Cuando el XVI no se había desplegado plenamente, con los Tudor en el trono, comenzaron a practicarse los cercamientos (“enclosures”), es decir, el cierre de los terrenos comunales y su conversión en tierras privadas puestas a la venta en pública subasta. Estos terrenos fueron reviviendo a medida que iban perdiendo su carácter comunal para pasar a formar parte de la propiedad de un particular. ¿Por qué es esto así?
La razón es lo que se ha llamado “La tragedia de los bienes comunales”, en feliz expresión de Garret Hardin. “Lo que es del común es del ningún”, que dice sabiamente nuestro refranero. Lo que ocurre en los bienes comunes es sencillo. Cualquier esfuerzo, cualquier coste por mejorar su rendimiento recae al ciento por ciento en quien lo realiza, mientras que el beneficio de esa mejora no va a él por completo, sino que sólo se llevará una fracción, ya que se divide entre todos. Mientras que si uno toma de ese recurso común, el beneficio para él de aprovecharse es del ciento por ciento, mientras que el perjuicio de ese comportamiento para el futuro no es todo para él, sino que se diluye entre todos.
En estas condiciones, llevarse todo fruto y no aportar nada para que éste madure o se acreciente es el comportamiento más lógico. Puesto que todos tienen los mismos incentivos, los bienes comunales se quedan esperando eternamente a que alguien dé el primer paso para trabajar en ellos, mientras que todo lo que den de provechoso se sobreexplota sin consideración alguna hacia el futuro, como ocurre con las pesquerías.

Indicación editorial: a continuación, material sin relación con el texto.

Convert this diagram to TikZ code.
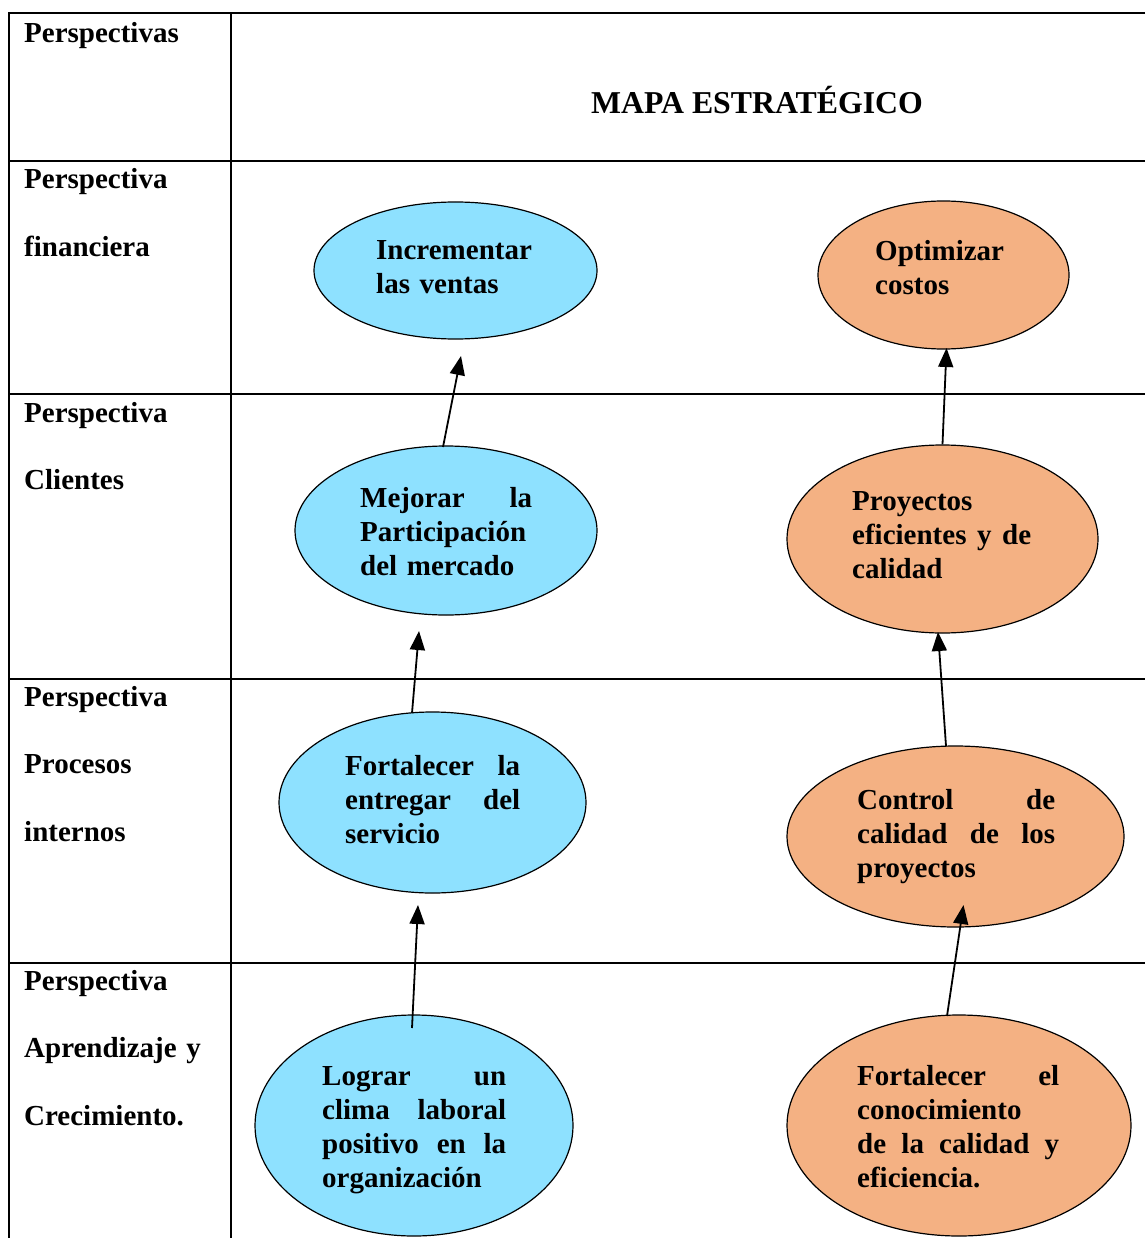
\documentclass[tikz,border=0pt]{standalone}
\usepackage{fontspec}
\setmainfont{Liberation Serif}
\usetikzlibrary{arrows.meta,shapes.geometric}
\definecolor{cblue}{HTML}{8EE1FF}
\definecolor{corange}{HTML}{F4B183}
\begin{document}
\begin{tikzpicture}[x=1pt,y=-1pt,
  grid/.style={line width=1.7pt},
  oval/.style={ellipse,draw=black,line width=1.2pt,inner sep=0pt},
  bluev/.style={oval,fill=cblue},
  orangev/.style={oval,fill=corange},
  txt/.style={inner sep=0pt,anchor=base west,align=left,
    font={\fontsize{29}{34}\selectfont\bfseries}},
  lefttxt/.style={inner sep=0pt,anchor=base west,align=left,
    font={\fontsize{29}{67.5}\selectfont\bfseries}},
  arr/.style={line width=1.8pt,-{Triangle[length=19pt,width=15pt]}}]
\useasboundingbox (0,0) rectangle (1145,1238);
% table
\draw[grid] (1145,13) -- (9,13) -- (9,1238);
\draw[grid] (231,13) -- (231,1238);
\draw[grid] (9,161) -- (1145,161);
\draw[grid] (9,394) -- (1145,394);
\draw[grid] (9,679) -- (1145,679);
\draw[grid] (9,963) -- (1145,963);
% left column texts
\node[lefttxt] (h0) at (24,43) {Perspectivas};
\node[lefttxt,text width=200pt] (h1) at (24,189) {Perspectiva\\financiera};
\node[lefttxt,text width=200pt] (h2) at (24,422) {Perspectiva\\Clientes};
\node[lefttxt,text width=200pt] (h3) at (24,706) {Perspectiva\\Procesos\\internos};
\node[lefttxt,text width=200pt] (h4) at (24,990) {Perspectiva\\Aprendizaje y\\Crecimiento.};
\node[inner sep=0pt,anchor=base,font={\fontsize{31.8}{36}\selectfont\bfseries}] (title) at (757,114) {MAPA ESTRATÉGICO};
% ellipses
\node[bluev,minimum width=283pt,minimum height=137pt] (e1) at (455.5,270.5) {};
\node[orangev,minimum width=251pt,minimum height=148pt] (e2) at (943.5,275) {};
\node[bluev,minimum width=302pt,minimum height=169pt] (e3) at (446,530.5) {};
\node[orangev,minimum width=311pt,minimum height=188pt] (e4) at (942.5,539) {};
\node[bluev,minimum width=307pt,minimum height=181pt] (e5) at (432.5,802.5) {};
\node[orangev,minimum width=337pt,minimum height=181pt] (e6) at (955.5,836.5) {};
\node[bluev,minimum width=318pt,minimum height=221pt] (e7) at (414,1125.5) {};
\node[orangev,minimum width=344pt,minimum height=221pt] (e8) at (959,1125.5) {};
% ellipse texts
\node[txt,text width=200pt] (t1) at (376,260) {Incrementar\\las ventas};
\node[txt,text width=200pt] (t2) at (875,261) {Optimizar\\costos};
\node[txt,text width=172pt] (t3) at (360,507) {Mejorar\hfill la\\Participación\\del mercado};
\node[txt,text width=179pt] (t4) at (852,510) {Proyectos\\eficientes\hfill y\hfill de\\calidad};
\node[txt,text width=175pt] (t5) at (345,775) {Fortalecer\hfill la\\entregar\hfill del\\servicio};
\node[txt,text width=198pt] (t6) at (857,809) {Control\hfill de\\calidad\hfill de\hfill los\\proyectos};
\node[txt,text width=184pt] (t7) at (322,1085) {Lograr\hfill un\\clima\hfill laboral\\positivo\hfill en\hfill la\\organización};
\node[txt,text width=202pt] (t8) at (857,1085) {Fortalecer\hfill el\\conocimiento\\de\hfill la\hfill calidad\hfill y\\eficiencia.};
% arrow tips
\coordinate (p1) at (461,356);
\coordinate (p2) at (946.5,348);
\coordinate (p3) at (419,631);
\coordinate (p4) at (938,632);
\coordinate (p5) at (418,905);
\coordinate (p6) at (963.5,905);
% arrows
\draw[arr] (443,447) -- (p1);
\draw[arr] (e4.north) -- (p2);
\draw[arr] (412,713) -- (p3);
\draw[arr] (946,746) -- (p4);
\draw[arr] (412,1028) -- (p5);
\draw[arr] (947,1016) -- (p6);
\end{tikzpicture}
\end{document}
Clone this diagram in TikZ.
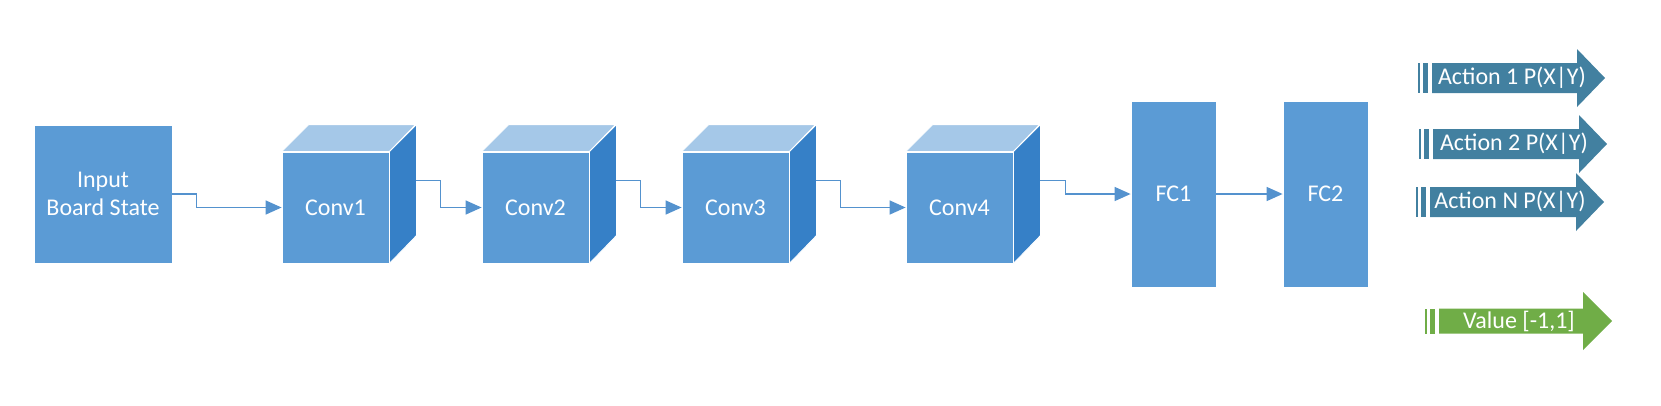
\documentclass[tikz,border=0pt]{standalone}
\usepackage{fontspec}
\setmainfont{Carlito}
\usetikzlibrary{arrows.meta}
\definecolor{boxblue}{RGB}{91,155,213}
\definecolor{topblue}{RGB}{165,200,232}
\definecolor{sideblue}{RGB}{54,128,199}
\definecolor{lineblue}{RGB}{84,146,206}
\definecolor{actionteal}{RGB}{66,128,160}
\definecolor{valuegreen}{RGB}{112,173,71}

\begin{document}
\begin{tikzpicture}[x=0.75pt,y=-0.75pt,font=\fontsize{18}{21}\selectfont]

    \useasboundingbox (0,0) rectangle (1661,405);

    \tikzset{
    % flat boxes and the front faces of the cubes
    block/.style={rectangle, draw=white, line width=0.6pt, fill=boxblue, text=white, inner sep=0, align=center},
    inputbox/.style={block, minimum width=103.5pt, minimum height=103.5pt},
    convbox/.style={block, minimum width=80.25pt, minimum height=83.25pt},
    fcbox/.style={block, minimum width=63.75pt, minimum height=139.5pt},
    % the two faces seen in depth
    topface/.style={fill=topblue, draw=white, line width=0.6pt},
    sideface/.style={fill=sideblue, draw=white, line width=0.6pt},
    link/.style={draw=lineblue, line width=1.1pt, -{Triangle[length=12pt,width=10.5pt]}},
    action/.style={fill=actionteal},
    value/.style={fill=valuegreen},
    outtext/.style={text=white, inner sep=0}
    }

    % Layers

    \node at (103,194)[inputbox] (input) {Input\\Board State};

    \node at (335.5,207.5)[convbox] (conv1) {Conv1};
    \draw[topface] (conv1.north west) -- ++(27,-27) -- ++(107,0) -- (conv1.north east) -- cycle;
    \draw[sideface] (conv1.north east) -- ++(27,-27) -- ++(0,111) -- (conv1.south east) -- cycle;
    \coordinate (conv1 out) at ([shift={(27,-27)}]conv1.east);

    \node at (535.5,207.5)[convbox] (conv2) {Conv2};
    \draw[topface] (conv2.north west) -- ++(27,-27) -- ++(107,0) -- (conv2.north east) -- cycle;
    \draw[sideface] (conv2.north east) -- ++(27,-27) -- ++(0,111) -- (conv2.south east) -- cycle;
    \coordinate (conv2 out) at ([shift={(27,-27)}]conv2.east);

    \node at (735.5,207.5)[convbox] (conv3) {Conv3};
    \draw[topface] (conv3.north west) -- ++(27,-27) -- ++(107,0) -- (conv3.north east) -- cycle;
    \draw[sideface] (conv3.north east) -- ++(27,-27) -- ++(0,111) -- (conv3.south east) -- cycle;
    \coordinate (conv3 out) at ([shift={(27,-27)}]conv3.east);

    \node at (959.5,207.5)[convbox] (conv4) {Conv4};
    \draw[topface] (conv4.north west) -- ++(27,-27) -- ++(107,0) -- (conv4.north east) -- cycle;
    \draw[sideface] (conv4.north east) -- ++(27,-27) -- ++(0,111) -- (conv4.south east) -- cycle;
    \coordinate (conv4 out) at ([shift={(27,-27)}]conv4.east);

    \node at (1173.5,194)[fcbox] (fc1) {FC1};
    \node at (1325.5,194)[fcbox] (fc2) {FC2};

    % Links

    \draw[link] (input.east) -- ++(24,0) |- (conv1.west);
    \draw[link] (conv1 out) -- ++(24,0) |- (conv2.west);
    \draw[link] (conv2 out) -- ++(24,0) |- (conv3.west);
    \draw[link] (conv3 out) -- ++(24,0) |- (conv4.west);
    \draw[link] (conv4 out) -- ++(25,0) |- (fc1.west);
    \draw[link] (fc1) -- (fc2);

    % Outputs

    \fill[action] (1432,63) -- (1577,63) -- (1577,49) -- (1605,78) -- (1577,107) -- (1577,93) -- (1432,93) -- cycle;
    \fill[action] (1418,63) rectangle (1420,93);
    \fill[action] (1423,63) rectangle (1428,93);
    \node at (1512,78)[outtext] (act1) {Action 1 P(X|Y)};

    \fill[action] (1433,129) -- (1579,129) -- (1579,115) -- (1607,144) -- (1579,173) -- (1579,159) -- (1433,159) -- cycle;
    \fill[action] (1419,129) rectangle (1421,159);
    \fill[action] (1424,129) rectangle (1429,159);
    \node at (1514,144)[outtext] (act2) {Action 2 P(X|Y)};

    \fill[action] (1430,187) -- (1576,187) -- (1576,173) -- (1604,202) -- (1576,231) -- (1576,217) -- (1430,217) -- cycle;
    \fill[action] (1416,187) rectangle (1418,217);
    \fill[action] (1421,187) rectangle (1426,217);
    \node at (1510,202)[outtext] (actn) {Action N P(X|Y)};

    \fill[value] (1439,308.5) -- (1583,308.5) -- (1583,292) -- (1612,321) -- (1583,350) -- (1583,333.5) -- (1439,333.5) -- cycle;
    \fill[value] (1425,308.5) rectangle (1427,333.5);
    \fill[value] (1430,308.5) rectangle (1435,333.5);
    \node at (1519,321)[outtext] (val) {Value [-1,1]};

\end{tikzpicture}
\end{document}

Ocurre todo lo contrario en los bienes privados. Todo coste o aporte para la mejora recae en quien las realiza, pero éste se lleva todo el premio, no tiene que compartirlo con otros. Y los costes futuros de la sobre explotación recaen enteramente sobre él, por lo que le interesará evitarla. Así las cosas, cuando un bien comunal pasa a manos privadas, como ocurrió cuando los cercamientos en Inglaterra y Gales (y con las desamortizaciones civiles en la España del XIX), éste parece revivir, adquiere de súbito todo su poder creador que es, en realidad, el de la mano de su nuevo y exclusivo dueño.

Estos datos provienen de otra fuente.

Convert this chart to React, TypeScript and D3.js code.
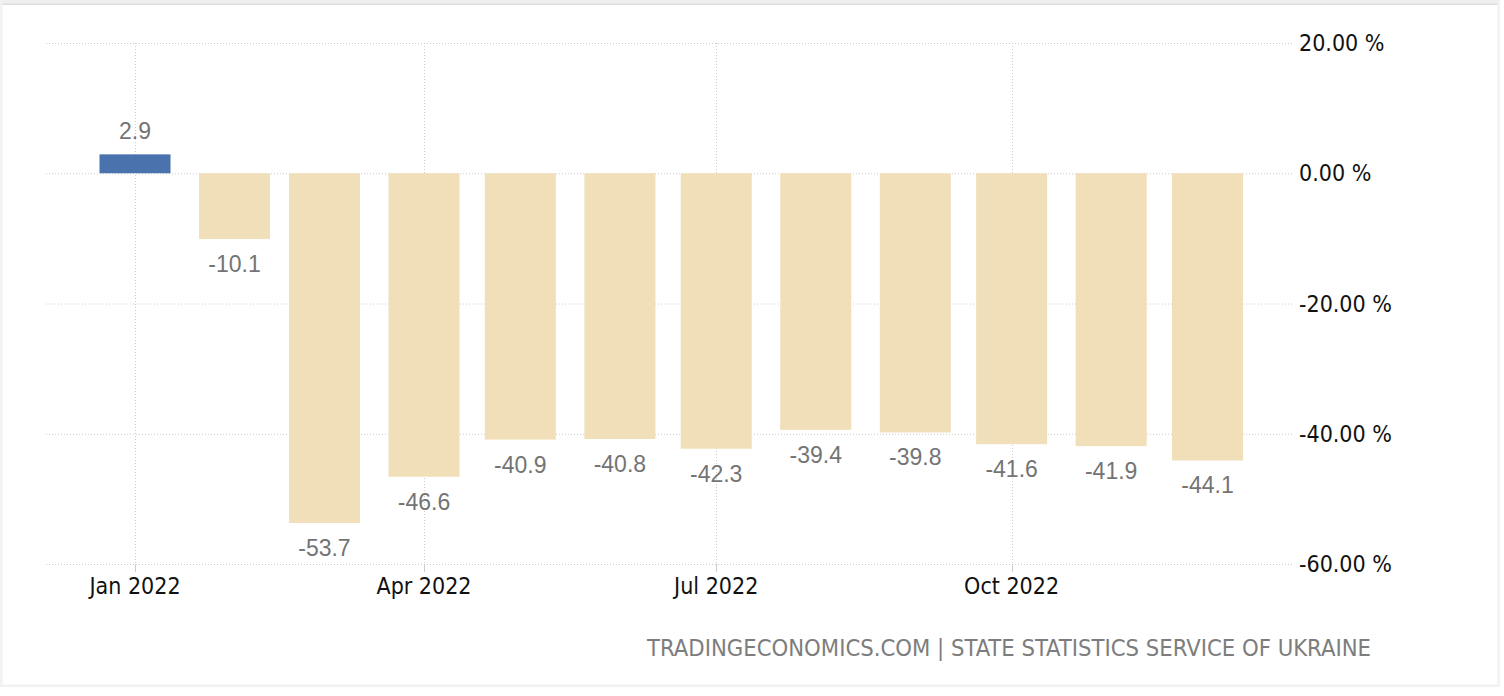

En Inglaterra los cercamientos se aceleraron en el XVIII y, paralelo a este desarrollo, se produjo lo que luego se ha llamado por los historiadores “Revolución agrícola inglesa”. Ya en manos privadas, esas tierras se beneficiaron del deseo de sus nuevos dueños de explotarlas de un modo cada vez más provechoso. Pusieron a su servicio la ciencia y la técnica, la mecanización y la rotación de cultivos. Y llevaron sus cosechas a un mercado cada vez más desarrollado y perfeccionado. La producción agrícola se multiplicó, y ello permitió un aumento de la población absolutamente sin precedentes en aquellas islas. A su vez, esta nueva población fue la mano de obra que puso en marcha las nuevas industrias del XVIII y XIX.
Fue así como los cercamientos dieron lugar a la revolución agrícola y esta a la industrial. La envidiable posición económica de Gran Bretaña y la paulatina pero imparable mejora económica del pueblo británico en aquellas décadas, que asombraron al mundo y le mostraron el camino, tienen una deuda con la disolución de las tierras comunales y la incorporación de estos terrenos a la red de bienes privados.